At first it was difficult to sleep with dozens of spiders, but like most things in life, I was able to get used to it. By the end of the trip you could have thrown 100 more spiders in that room and it wouldn’t have fazed me. To tell you the truth, I probably wouldn’t have even noticed. I was so full up on spiders that I had long passed my threshold. I had reached spider saturation. Whether there were 50 spiders in there or 200 spiders didn’t really make a difference.
I was proficient in spiders at that point, in the same way that I was proficient in Spanish, but apparently I’ve lost that numbness to the 8 legged bugs. The other night, while we were having dinner, out of the corner of my eye, I saw a spider crawl across the table toward my daughter. I yelled, or shrieked depending on who you ask, and swatted at it with a napkin.
And then, having protected my family from what was probably a Brown Recluse, Black Widow or simple house spider carrying eight mini switchblades, I started to wonder about that reaction. How could I sleep with 100 spiders but freak out when I saw one on the kitchen table? What happened to me?
What happened to me is the same thing that is happening to me with lust. Back in the day when I was neck deep in porn and sin, I had reached my threshold with lust. I was digesting so many vulgar images, ideas and content that I became immune to a lot of things. An article in GQ called “Cool Things that Hot Girls Wear” wouldn’t have fazed me because it was simply one more spider in a bed already jam packed with spiders. I wouldn’t have batted an eye because I was so desensitized. I was so numb and callus to all things lust that I wouldn’t have even noticed that as possibly something I shouldn’t look at.
But lately, as I’ve actively pursued a life with Christ and worked to eliminate the spiders from my life, I’ve started to notice little things again. Now, when something that years ago would have just been one more spider in a room crowded with spiders, enters my life, I notice it. Like that spider on the kitchen table, it feels out of context and big. It feels like something that doesn’t belong there. And whether that means ripping a cover off of Rolling Stone so I can still enjoy the record reviews without learning the inner workings of Lady GaGa’s mind or realizing I need to apologize to someone after I’ve gossiped, the little things are starting to matter.
I’m not perfect. I’m far, far, far, far from that. There are still areas in my life where I feel like God kicks over a whole nest of spiders I didn’t even know I had and we sit down to talk about it. But of the two ways to walk through life, clear headed and spider conscious or drunk on sin and sleeping with the spiders, I can tell you which one I prefer.

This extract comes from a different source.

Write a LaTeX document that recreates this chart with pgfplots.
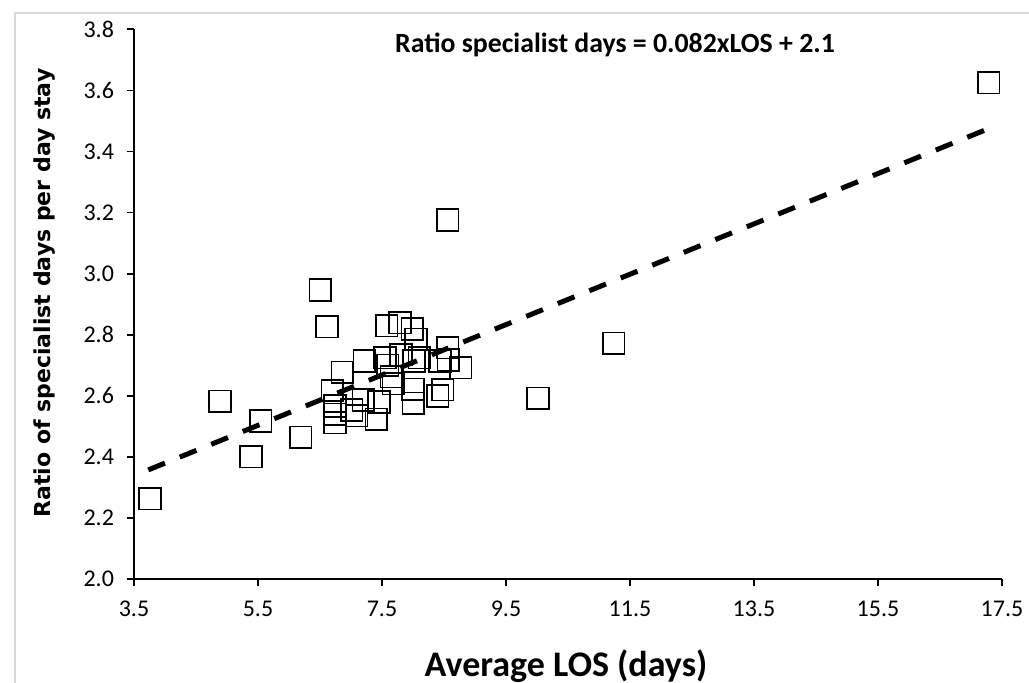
\documentclass[border=0pt]{standalone}
\usepackage{fontspec}
\setmainfont{Carlito}
\newfontfamily\ylabfont{DejaVu Sans}
\usepackage{pgfplots}
\pgfplotsset{compat=1.18}

\begin{document}
\begin{tikzpicture}
  % page = 1029 x 683 px, 1px = 0.5pt
  \useasboundingbox (0pt,0pt) rectangle (514.5pt,341.5pt);
  \draw[line width=0.6pt,black!15] (7.5pt,-5pt) -- (7.5pt,335pt) -- (520pt,335pt);

  \begin{axis}[
    at={(67pt,51.85pt)},
    anchor=south west,
    scale only axis,
    width=434pt,
    height=275pt,
    xmin=3.5, xmax=17.5,
    ymin=2.0, ymax=3.8,
    xtick={3.5,5.5,...,17.5},
    ytick={2.0,2.2,...,3.8},
    axis x line*=bottom,
    axis y line*=left,
    axis line style={black, line width=0.8pt, -},
    tick style={black, line width=0.8pt},
    tick align=outside,
    major tick length=3.5pt,
    /pgf/number format/assume math mode=true,
    /pgf/number format/.cd, fixed, fixed zerofill, precision=1, /pgfplots/.cd,
    tick label style={font=\fontsize{12}{14}\selectfont},
    xticklabel style={yshift=-4pt},
    yticklabel style={xshift=-3pt},
    clip=false,
  ]
    \addplot[only marks, mark=square, mark size=5.4pt,
      mark options={draw=black, fill=white, line width=0.85pt}]
      coordinates {
      (3.76,2.264) (4.887,2.583) (5.387,2.401) (5.543,2.518) (6.189,2.465)
      (6.505,2.947) (6.613,2.827) (6.70,2.618) (6.74,2.567) (6.74,2.512)
      (6.74,2.540) (6.86,2.677) (7.01,2.554) (7.09,2.535) (7.20,2.587)
      (7.215,2.714) (7.41,2.524) (7.45,2.580) (7.548,2.725) (7.576,2.830)
      (7.59,2.700) (7.65,2.663) (7.68,2.640) (7.79,2.840) (7.805,2.735)
      (7.99,2.819) (8.00,2.622) (8.005,2.576) (8.016,2.714) (8.05,2.785)
      (8.10,2.725) (8.40,2.600) (8.435,2.714) (8.48,2.620) (8.56,2.758)
      (8.57,2.718) (8.56,3.176) (8.77,2.692) (10.016,2.592) (11.237,2.772)
      (17.285,3.625)
    };
    % fitted trend line
    \addplot[black, line width=2.5pt, dash pattern=on 9pt off 8pt]
      coordinates {(3.73,2.358) (17.285,3.475)};
  \end{axis}

  \node[font=\bfseries\fontsize{13.9}{16}\selectfont] at (307.5pt,319pt)
    {Ratio specialist days = 0.082xLOS + 2.1};
  \node[font=\bfseries\fontsize{18}{20}\selectfont] at (283pt,8.5pt)
    {Average LOS (days)};
  \node[font=\ylabfont\bfseries\fontsize{11}{13}\selectfont, rotate=90] at (22.5pt,195pt)
    {Ratio of specialist days per day stay};
\end{tikzpicture}
\end{document}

How about you? Are you at a point right now where you’re covered with spiders or are you noticing if a single spider tries to casually stroll across the kitchen table of your heart?
Comments
While I would have never used spiders as a way to talk about this, it was simply BRILLIANT! I know exactly what you're talking about. If I'm being brutally honest about myself, I would say that there are still a lot of areas in my life where I'm sleeping with spiders.
Such a great post…passed it on to several others I know in my Celebrate Recovery group!
Brilliant post!
My question is, how do you re-sensitize yourself to the spiders? I'm way too comfortable taking part in the gossiping and inappropriate joking around at work, I always feel bad about it afterwards and I pray about it often, but I still find myself doing it everyday…
I really like this metaphor because I myself hate spiders, and many people do. But I like how you said the spiders would be aggitated by the light, which is also like sin, in that even though we may be numb to our sin and we convince ourselves it's okay, we still don't publicize it, because deep down we know it's wrong and we're ashamed. So the spiders scatter when there's light as we fall further and further from God and his light when we soak our lives in sin.
I'm new to your blog but I really enjoy your writing style and the power of the Lord through your messanges!
Covered in spiders. Only realised the other day.
Hopefully can get help. Hopefully not too late…
'may His grace be sufficient for all of us…'
sadly, in the lust field im spider infested. in most everything else im fairly clean. i see the small things. but lust is proving to be a bigger problem than i ever anticipated. it seems no matter how many times i talk to God about it and ask Him to help me in my fight i either dont really let him help or he is helping and im not trying…
Yeah i hear you John. There are too many spiders in my house.
Brilliant post. This one spoke to me as few others have done. Thank you.